Padre Eliseu: O ser humano com um ser de relação

Uma pessoa, quando nasce, nasce dentro de um mundo que já existe, de uma tradição, de uma moral vigente, ou seja, nasce dentro de uma cultura.
Além desses condicionamentos sociais, ela também se encontra dentro de um grupo menor, porém, de grande influência no que vai ser. A pessoa nasce dentro de uma família. É a família que fará a primeira socialização de uma pessoa, mas isso não significa que a família é a única responsável pelo que ela é. Peter Berger chama de socialização primária, ou seja, o mundo será traduzido para a criança, que vai simplesmente imitar o que os outros a sua volta fazem.
No decorrer do desenvolvimento, Peter Berger diz que há uma socialização secundária, isto é, a pessoa vai encontrar-se com um mundo muito maior do que o espaço da família. Vai encontrar a escola, a Igreja, o Estado, as leis sociais, etc. Mas a socialização secundária tem um poder inferior à socialização primária (daí a grande importância da família nos primeiros anos de vida da criança). A socialização primária e secundária são impressões, tatuagens, marcas que a pessoa guarda para a vida inteira.
O ser humano não é somente o que está impresso na sua memória, ou o que aprendeu do que já vivenciou, mas é capaz de refletir sobre quem é e por que é assim.
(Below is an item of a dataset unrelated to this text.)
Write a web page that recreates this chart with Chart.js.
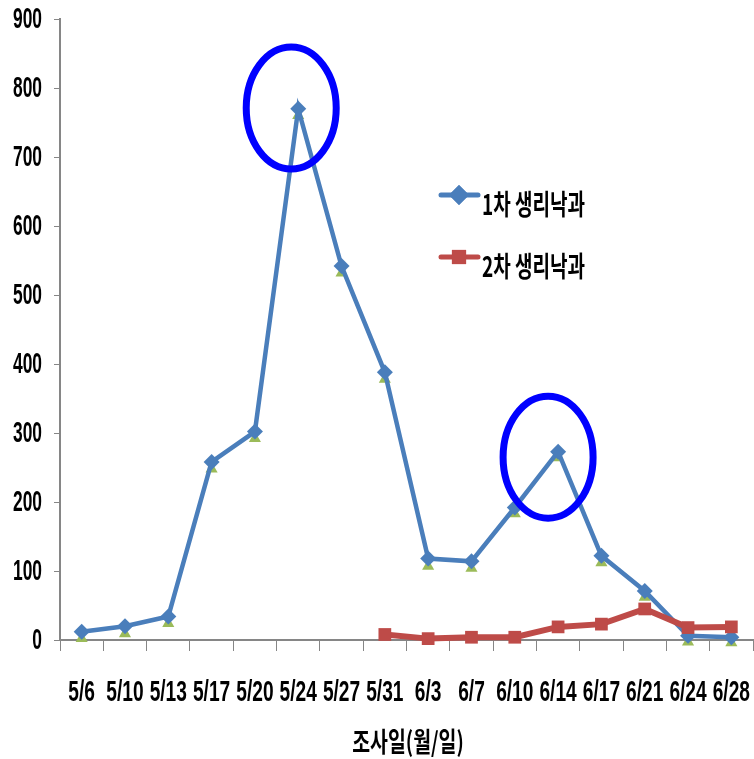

O ser racional é também um ser que sente e quer. O aspecto da liberdade do ser humano é um argumento contrário àqueles que dizem que o ser humano é apenas aquilo que fizeram dele. O ser livre é capaz de repensar o seu viver, e até mesmo as escolhas que havia feito, tornando-se não mais um instrumento dos outros, mas um ‘eu’ autêntico, capaz de fazer as suas próprias escolhas. Contudo, é necessário ele reconhecer que suas relações o limitaram, e até o seu modo de pensar e seu alcance do querer não é infinito, mas determinado pelas relações.
O ser humano é um ser que pode, através da comunicação, expressar as suas emoções, sentimentos, relatar os fatos que viu e o conhecimento que adquiriu. Através da comunicação, pode descrever, sugerir ou enganar.
O fato é que, nenhum de nós, hoje, foi o inventor das palavras, mas as usamos juntos, e isso só é possível porque a comunicação é uma ação de relação.
Quando o ser, na sua relação, se comunica, ele quer que o outro faça parte da sua vida, das suas vivências. Quer que seu mundo e o mundo de seu interlocutor se encontrem, e, no processo de comunicação, compartilhem de um mundo comum, entendível por ambos. A palavra comunicação já expressa bem isso (comunicação é “por em comum”). A relação que se dá através da comunicação é chamado de diálogo, e, através de argumentos racionais, podem conduzir ao consenso e não à guerra, a partilha de tarefas e não a dominação, a inclusão e não a exclusão.
Só há relação quando há uma diferença, uma pluralidade. Só há relação quando se reconhece um outro, um diferente que é capaz de discordar e de questionar aquilo que sou, penso e quero. Não há relação quando o outro é um espelho do que sou, ou não tem voz e vez diante de mim. Os ditadores e os passivos nunca são pessoas de relação, pois, ou não levam em consideração a opinião contrária, ou não tem a sua opinião própria.
No neoliberalismo, sistema econômico e político que prega o afastamento do Estado na economia reduzindo os impostos e facilitando a entrada se mercadorias estrangeira, que diminui a ação do estado no mercado de trabalho, que é a favor das privatizações, etc. não há sociedade, não há comunidade, há apenas indivíduos competindo pelo melhor lugar na pirâmide social.
Neste modelo não há espaço para relação de gratuidade, mas de ganho/perda. E a frase mais natural é: “que vantagem eu vou ter me relacionando com os outros?”.
A Igreja é o modelo de relação do Deus Trindade (Pai, Filho e Espírito Santo), que se relacionam e permanecem unidos essencialmente pelo amor. A Igreja é a comunidade (ekklesia) dos fiéis que, evangelizados, evangelizam, e convertidos, convertem, preparando a Igreja e a realidade onde vivem, anunciando e vivenciando o Reino de Deus, para a vinda do Senhor na Parusia.